Here are 10 updates on Walmart Healthcare that have been reported by Becker's since Oct. 3:

  1. As of Nov. 7, Walmart Health is seeking an Epic revenue cycle analyst. 

 

  1. Cheryl Pegus, MD, Walmart's executive vice president of health and wellness, is departing the retailer after about two years for a managing director role with JPMorgan's healthcare arm. Dr. Pegus will remain a senior adviser to Walmart, although no successor has been named for her role.

 

  1. Walmart has reached a possible $3.1 billion opioid settlement with state and local governments, pending the approval by 43 states by Dec. 15. The company's proposal came in the wake of lawsuits alleging that the company's pharmacies improperly filled prescriptions for painkillers.

 

  1. Walmart Health plans to open 16 health centers in Florida.

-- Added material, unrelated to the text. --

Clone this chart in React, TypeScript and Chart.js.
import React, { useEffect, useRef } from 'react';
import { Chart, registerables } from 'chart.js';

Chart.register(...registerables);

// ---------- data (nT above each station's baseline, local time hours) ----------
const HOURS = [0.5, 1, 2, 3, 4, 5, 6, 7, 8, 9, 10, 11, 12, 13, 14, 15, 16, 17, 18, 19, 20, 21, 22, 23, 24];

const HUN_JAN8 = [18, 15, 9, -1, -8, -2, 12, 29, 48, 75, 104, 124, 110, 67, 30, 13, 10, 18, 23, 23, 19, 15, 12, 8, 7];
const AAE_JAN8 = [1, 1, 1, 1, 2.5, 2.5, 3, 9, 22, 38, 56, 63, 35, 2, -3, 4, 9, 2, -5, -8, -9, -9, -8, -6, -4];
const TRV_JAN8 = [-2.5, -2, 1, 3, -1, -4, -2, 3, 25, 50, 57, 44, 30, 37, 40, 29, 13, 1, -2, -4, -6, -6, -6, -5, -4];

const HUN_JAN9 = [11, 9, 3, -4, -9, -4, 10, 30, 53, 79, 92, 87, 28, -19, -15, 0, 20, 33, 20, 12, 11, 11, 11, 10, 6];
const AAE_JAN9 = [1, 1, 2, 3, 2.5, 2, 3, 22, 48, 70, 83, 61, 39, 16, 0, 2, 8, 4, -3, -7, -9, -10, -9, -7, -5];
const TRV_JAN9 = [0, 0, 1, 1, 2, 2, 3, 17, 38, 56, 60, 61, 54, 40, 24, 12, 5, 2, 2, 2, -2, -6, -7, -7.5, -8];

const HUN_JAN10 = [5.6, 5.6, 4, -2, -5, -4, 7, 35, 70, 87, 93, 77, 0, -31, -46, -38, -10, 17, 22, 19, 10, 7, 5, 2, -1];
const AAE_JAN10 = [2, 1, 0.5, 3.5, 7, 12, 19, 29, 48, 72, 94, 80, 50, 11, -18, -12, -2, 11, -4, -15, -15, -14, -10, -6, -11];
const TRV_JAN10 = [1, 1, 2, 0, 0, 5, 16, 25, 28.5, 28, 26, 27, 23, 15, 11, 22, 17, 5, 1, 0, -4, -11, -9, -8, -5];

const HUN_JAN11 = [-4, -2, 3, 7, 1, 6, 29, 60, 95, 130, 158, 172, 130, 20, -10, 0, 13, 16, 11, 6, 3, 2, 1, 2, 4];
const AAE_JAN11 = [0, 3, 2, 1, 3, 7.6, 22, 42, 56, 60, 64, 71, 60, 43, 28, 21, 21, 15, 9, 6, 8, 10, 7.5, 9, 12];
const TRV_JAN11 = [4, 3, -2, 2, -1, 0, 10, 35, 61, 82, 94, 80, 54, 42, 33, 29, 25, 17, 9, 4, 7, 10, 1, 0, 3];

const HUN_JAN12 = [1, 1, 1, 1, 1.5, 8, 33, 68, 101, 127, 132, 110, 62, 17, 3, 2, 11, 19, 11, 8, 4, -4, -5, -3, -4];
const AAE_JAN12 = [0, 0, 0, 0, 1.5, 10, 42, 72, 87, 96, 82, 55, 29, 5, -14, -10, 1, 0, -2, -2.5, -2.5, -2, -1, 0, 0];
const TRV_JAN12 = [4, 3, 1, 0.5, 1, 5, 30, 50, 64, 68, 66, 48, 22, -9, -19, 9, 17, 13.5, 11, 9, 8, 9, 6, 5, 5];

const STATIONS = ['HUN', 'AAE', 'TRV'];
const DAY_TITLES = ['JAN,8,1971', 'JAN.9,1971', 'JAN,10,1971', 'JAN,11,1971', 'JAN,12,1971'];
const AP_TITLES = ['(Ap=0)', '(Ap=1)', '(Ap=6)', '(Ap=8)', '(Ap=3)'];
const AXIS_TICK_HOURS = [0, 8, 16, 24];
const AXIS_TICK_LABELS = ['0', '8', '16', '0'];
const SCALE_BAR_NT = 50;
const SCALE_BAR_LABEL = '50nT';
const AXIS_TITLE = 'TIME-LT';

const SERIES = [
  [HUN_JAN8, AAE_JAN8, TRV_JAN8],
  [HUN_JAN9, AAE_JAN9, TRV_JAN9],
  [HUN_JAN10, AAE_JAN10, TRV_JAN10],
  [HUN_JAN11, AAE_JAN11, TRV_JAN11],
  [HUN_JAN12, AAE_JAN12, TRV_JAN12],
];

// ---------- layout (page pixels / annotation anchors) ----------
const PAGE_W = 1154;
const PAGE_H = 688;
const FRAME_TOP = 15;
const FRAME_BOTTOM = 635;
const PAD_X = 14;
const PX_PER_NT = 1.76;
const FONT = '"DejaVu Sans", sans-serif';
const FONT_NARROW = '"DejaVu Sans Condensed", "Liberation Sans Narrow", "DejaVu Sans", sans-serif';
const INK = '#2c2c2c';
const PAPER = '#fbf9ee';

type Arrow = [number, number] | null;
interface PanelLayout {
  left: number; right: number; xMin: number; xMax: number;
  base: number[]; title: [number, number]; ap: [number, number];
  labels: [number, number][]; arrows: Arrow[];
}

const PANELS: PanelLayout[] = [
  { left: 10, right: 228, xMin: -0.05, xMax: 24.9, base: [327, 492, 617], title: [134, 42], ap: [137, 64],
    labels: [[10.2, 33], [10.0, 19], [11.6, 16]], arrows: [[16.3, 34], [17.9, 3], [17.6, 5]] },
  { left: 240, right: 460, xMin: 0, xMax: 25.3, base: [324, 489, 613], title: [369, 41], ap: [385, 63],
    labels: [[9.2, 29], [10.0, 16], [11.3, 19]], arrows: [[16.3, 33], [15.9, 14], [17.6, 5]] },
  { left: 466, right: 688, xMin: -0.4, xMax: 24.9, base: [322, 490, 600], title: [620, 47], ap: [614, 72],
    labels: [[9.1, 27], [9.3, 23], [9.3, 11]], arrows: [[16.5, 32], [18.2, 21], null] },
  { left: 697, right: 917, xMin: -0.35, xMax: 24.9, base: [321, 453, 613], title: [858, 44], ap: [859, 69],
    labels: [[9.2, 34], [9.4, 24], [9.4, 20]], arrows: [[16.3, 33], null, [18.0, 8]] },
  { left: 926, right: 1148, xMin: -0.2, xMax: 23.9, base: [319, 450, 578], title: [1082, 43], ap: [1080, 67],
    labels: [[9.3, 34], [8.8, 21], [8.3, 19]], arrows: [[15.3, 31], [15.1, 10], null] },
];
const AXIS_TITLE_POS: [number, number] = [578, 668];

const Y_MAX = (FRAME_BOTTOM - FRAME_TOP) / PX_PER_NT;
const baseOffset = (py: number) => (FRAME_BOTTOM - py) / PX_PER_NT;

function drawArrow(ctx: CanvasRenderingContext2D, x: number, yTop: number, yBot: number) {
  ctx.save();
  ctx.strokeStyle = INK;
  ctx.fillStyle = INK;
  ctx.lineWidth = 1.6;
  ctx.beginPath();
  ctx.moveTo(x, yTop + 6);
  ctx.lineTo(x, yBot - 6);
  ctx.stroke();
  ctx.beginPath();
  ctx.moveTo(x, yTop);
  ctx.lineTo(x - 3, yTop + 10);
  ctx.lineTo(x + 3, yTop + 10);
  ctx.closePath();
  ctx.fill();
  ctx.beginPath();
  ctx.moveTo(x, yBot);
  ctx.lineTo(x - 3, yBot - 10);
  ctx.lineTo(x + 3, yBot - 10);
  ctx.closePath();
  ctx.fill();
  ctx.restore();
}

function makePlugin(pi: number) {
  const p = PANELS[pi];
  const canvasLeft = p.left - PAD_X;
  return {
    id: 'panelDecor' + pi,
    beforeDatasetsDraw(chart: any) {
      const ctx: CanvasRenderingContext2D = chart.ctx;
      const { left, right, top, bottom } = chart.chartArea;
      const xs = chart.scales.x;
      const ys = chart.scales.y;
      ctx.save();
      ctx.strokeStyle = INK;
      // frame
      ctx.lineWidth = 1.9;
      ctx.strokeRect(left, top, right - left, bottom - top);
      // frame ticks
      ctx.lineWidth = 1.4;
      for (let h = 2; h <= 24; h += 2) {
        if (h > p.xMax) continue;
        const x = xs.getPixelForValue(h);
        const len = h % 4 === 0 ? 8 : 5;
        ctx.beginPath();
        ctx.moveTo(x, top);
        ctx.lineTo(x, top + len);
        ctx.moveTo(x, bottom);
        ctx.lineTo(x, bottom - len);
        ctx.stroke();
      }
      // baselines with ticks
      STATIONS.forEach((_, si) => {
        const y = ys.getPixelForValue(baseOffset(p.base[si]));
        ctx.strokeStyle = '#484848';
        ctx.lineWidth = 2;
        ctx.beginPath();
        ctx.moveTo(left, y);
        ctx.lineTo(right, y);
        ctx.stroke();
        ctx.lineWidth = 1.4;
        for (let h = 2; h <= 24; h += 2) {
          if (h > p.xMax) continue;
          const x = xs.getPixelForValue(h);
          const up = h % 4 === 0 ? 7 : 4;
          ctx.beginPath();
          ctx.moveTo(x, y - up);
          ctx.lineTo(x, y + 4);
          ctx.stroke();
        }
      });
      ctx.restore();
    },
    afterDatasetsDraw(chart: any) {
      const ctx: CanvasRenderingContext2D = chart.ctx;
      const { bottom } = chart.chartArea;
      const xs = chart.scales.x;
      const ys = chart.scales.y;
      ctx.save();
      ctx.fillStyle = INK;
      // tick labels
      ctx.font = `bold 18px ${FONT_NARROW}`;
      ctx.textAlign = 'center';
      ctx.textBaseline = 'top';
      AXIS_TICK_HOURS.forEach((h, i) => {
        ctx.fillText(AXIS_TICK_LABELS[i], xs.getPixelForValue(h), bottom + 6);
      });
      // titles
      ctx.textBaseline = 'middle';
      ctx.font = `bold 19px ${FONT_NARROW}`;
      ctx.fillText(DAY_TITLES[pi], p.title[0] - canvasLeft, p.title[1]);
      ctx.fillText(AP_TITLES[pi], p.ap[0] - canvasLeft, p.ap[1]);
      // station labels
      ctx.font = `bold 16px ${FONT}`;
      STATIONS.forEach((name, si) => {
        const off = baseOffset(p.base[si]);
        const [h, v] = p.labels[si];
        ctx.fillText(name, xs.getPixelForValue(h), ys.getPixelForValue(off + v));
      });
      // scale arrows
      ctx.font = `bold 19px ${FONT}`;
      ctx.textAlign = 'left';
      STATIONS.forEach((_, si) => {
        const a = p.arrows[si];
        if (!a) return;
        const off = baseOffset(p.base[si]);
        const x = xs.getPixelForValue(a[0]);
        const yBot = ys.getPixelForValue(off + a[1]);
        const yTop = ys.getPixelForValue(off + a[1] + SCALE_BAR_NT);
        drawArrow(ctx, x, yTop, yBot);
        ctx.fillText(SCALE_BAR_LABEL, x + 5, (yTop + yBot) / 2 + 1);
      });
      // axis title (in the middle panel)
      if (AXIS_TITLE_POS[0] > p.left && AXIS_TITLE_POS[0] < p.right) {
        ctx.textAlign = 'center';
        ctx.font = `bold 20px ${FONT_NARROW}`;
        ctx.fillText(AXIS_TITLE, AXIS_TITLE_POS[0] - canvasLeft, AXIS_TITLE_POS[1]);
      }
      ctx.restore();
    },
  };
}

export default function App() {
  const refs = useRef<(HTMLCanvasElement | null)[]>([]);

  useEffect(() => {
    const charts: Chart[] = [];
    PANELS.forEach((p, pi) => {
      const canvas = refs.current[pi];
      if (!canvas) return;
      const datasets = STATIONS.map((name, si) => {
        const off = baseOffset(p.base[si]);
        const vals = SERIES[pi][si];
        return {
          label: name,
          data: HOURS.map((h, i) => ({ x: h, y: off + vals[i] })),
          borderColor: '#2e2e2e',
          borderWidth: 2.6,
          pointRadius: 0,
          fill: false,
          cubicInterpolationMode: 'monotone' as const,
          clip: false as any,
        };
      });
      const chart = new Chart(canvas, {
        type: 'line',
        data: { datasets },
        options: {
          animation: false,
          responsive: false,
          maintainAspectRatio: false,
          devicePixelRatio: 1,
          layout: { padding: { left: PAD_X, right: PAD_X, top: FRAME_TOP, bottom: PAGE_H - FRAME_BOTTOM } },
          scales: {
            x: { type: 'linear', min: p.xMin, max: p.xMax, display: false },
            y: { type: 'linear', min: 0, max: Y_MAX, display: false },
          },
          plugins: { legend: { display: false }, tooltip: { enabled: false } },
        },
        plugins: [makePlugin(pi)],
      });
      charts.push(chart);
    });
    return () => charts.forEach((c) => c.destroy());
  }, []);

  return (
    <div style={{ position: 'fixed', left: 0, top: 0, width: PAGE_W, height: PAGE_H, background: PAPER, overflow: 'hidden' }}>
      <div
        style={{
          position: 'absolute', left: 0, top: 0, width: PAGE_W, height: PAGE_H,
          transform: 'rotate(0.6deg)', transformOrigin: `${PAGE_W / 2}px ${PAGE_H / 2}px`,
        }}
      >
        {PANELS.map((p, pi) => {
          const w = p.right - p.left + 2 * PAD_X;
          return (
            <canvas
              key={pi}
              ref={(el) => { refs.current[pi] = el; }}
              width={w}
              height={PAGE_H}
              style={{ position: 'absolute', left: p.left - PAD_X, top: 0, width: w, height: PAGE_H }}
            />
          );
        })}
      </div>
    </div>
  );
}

The new facilities will be located beside Walmart Supercenters and will provide a range of healthcare services for patients seven days a week. Locations will span the metropolitan areas of Jacksonville, Orlando and Tampa and are expected to open in 2023.

 

  1. Claude Pirtle, MD, the former chief medical information officer of Jackson-based West Tennessee Healthcare, took on the role of Walmart Health & Wellness' inaugural chief medical informatics officer Oct. 10.

 

  1. A deal between Optum and Walmart will provide value-based care to patients at Walmart's clinics. Starting in 2023, Optum will jointly develop 15 Walmart health clinics in Florida and Georgia. 

 

  1. Walmart began selling over-the-counter hearing aids Oct. 17, about three months after President Joe Biden signed an executive order telling HHS to speed up the years-in-the-making promise. The company said the devices would be priced between $199 and $999 per pair.

 

  1. The Walmart Healthcare Research Institute launched Oct. 11. It will initially focus on inclusion in clinical studies on treatments for chronic conditions and treatments that should include members from underrepresented populations, including older adults, rural residents, women and minority populations. 

 

  1. Three months after the Supreme Court overturned Roe v. Wade, Walmart stopped requiring North Carolina pharmacy workers to confirm misoprostol was not intended for an abortion. Walmart told Becker's it reversed the policy after the North Carolina Board of Pharmacy clarified that the state law does not apply to pharmacists.

 

  1. On Sept. 29, an appeals court reversed a lower court's dismissal of lawsuits filed against CVS and Walmart, which accused the retail pharmacy chains of selling homeopathic products that have no clinical benefit next to drugs that do work. The court ruled that "through their product placement practices, Walmart and CVS misled consumers into believing that homeopathic products are equivalent alternatives to FDA-approved over-the-counter drugs." A Walmart spokesperson said the company may appeal the decision.